Stated goal: Show every line that has the string "code" in it.

START Dataset section

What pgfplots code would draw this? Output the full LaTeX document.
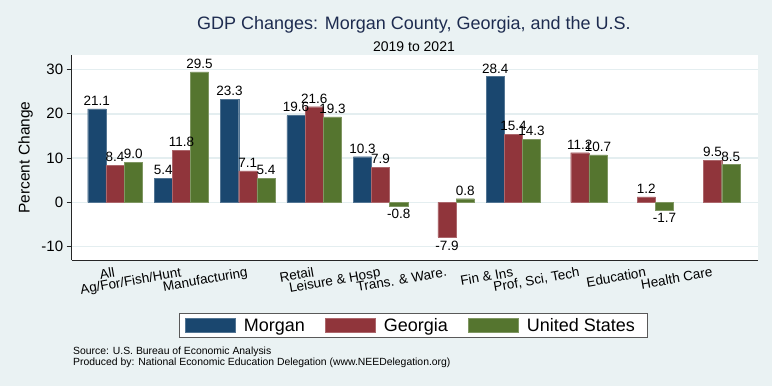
\documentclass[border=0pt]{standalone}
\usepackage{pgfplots}
\pgfplotsset{compat=1.18}
\usepackage{fontspec}
\setmainfont{Liberation Sans}
\definecolor{bg}{HTML}{EAF2F3}
\definecolor{gridc}{HTML}{E4EEF0}
\definecolor{snavy}{HTML}{1A476F}
\definecolor{smaroon}{HTML}{90353B}
\definecolor{sgreen}{HTML}{55752F}
\definecolor{titlec}{HTML}{1E2C50}
\pgfplotsset{
  mylegend/.style={legend image code/.code={\draw[##1,line width=0.5pt] (0pt,-7pt) rectangle (50.5pt,7pt);}}
}
\begin{document}
\begin{tikzpicture}[x=1pt,y=1pt]
\fill[bg] (0,0) rectangle (772,386);
\begin{axis}[
  at={(71.7pt,126pt)}, anchor=south west,
  scale only axis, width=686.6pt, height=205pt,
  xmin=-0.652, xmax=9.688, ymin=-13.05, ymax=33.3,
  axis background/.style={fill=white},
  axis x line*=bottom, axis y line*=left,
  axis line style={draw=black!85, line width=0.9pt, -},
  ytick={-10,0,10,20,30},
  ymajorgrids, grid style={gridc, line width=1.5pt},
  tick align=outside, major tick length=5pt,
  y tick style={black!85, line width=0.9pt},
  xtick={0,...,9},
  xticklabels={All,Ag/For/Fish/Hunt,Manufacturing,Retail,Leisure \& Hosp,Trans. \& Ware.,Fin \& Ins,{Prof, Sci, Tech},Education,Health Care},
  x tick style={draw=none},
  xticklabel style={rotate=10, anchor=north east, font=\fontsize{13.5}{15}\selectfont, inner sep=1.5pt},
  yticklabel style={font=\fontsize{15}{17}\selectfont},
  /pgf/number format/assume math mode=true,
  ylabel={Percent Change},
  ylabel style={at={(axis description cs:-0.067,0.5)}, anchor=center, font=\fontsize{15.5}{17}\selectfont},
  ybar, bar width=0.274,
  nodes near coords={\pgfmathprintnumber[fixed,fixed zerofill,precision=1,assume math mode=true]{\pgfplotspointmeta}},
  nodes near coords style={font=\fontsize{13.5}{15}\selectfont, text=black},
  legend columns=3,
  legend style={at={(axis description cs:0.4984,-0.3205)}, anchor=center,
    draw=black!65, line width=1pt, fill=white,
    font=\fontsize{18}{20}\selectfont,
    inner xsep=5pt, inner ysep=3pt,
    nodes={inner xsep=8pt, inner ysep=2pt},
    /tikz/every even column/.append style={column sep=12pt}},
  legend cell align=left,
]
\addplot[fill=snavy, draw=snavy!75!white, bar shift=-0.274, mylegend] coordinates {(0,21.1)(1,5.4)(2,23.3)(3,19.6)(4,10.3)(6,28.4)};
\addplot[fill=smaroon, draw=smaroon!75!white, bar shift=0, mylegend] coordinates {(0,8.4)(1,11.8)(2,7.1)(3,21.6)(4,7.9)(5,-7.9)(6,15.4)(7,11.2)(8,1.2)(9,9.5)};
\addplot[fill=sgreen, draw=sgreen!75!white, bar shift=0.274, mylegend] coordinates {(0,9.0)(1,29.5)(2,5.4)(3,19.3)(4,-0.8)(5,0.8)(6,14.3)(7,10.7)(8,-1.7)(9,8.5)};
\legend{Morgan,Georgia,United States}
\end{axis}
\node[text=titlec, font=\fontsize{18}{20}\selectfont] at (414,361) {GDP Changes: Morgan County, Georgia, and the U.S.};
\node[font=\fontsize{14}{16}\selectfont] at (414,339.3) {2019 to 2021};
\node[anchor=west, inner sep=0pt, font=\fontsize{10.4}{12}\selectfont] at (73,34.3) {Source: U.S. Bureau of Economic Analysis};
\node[anchor=west, inner sep=0pt, font=\fontsize{10.4}{12}\selectfont] at (73,22.7) {Produced by: National Economic Education Delegation (www.NEEDelegation.org)};
\end{tikzpicture}
\end{document}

END Dataset section

Response below:
What pgfplots code would draw this? Output the full LaTeX document.
  mylegend/.style={legend image code/.code={\draw[##1,line width=0.5pt] (0pt,-7pt) rectangle (50.5pt,7pt);}}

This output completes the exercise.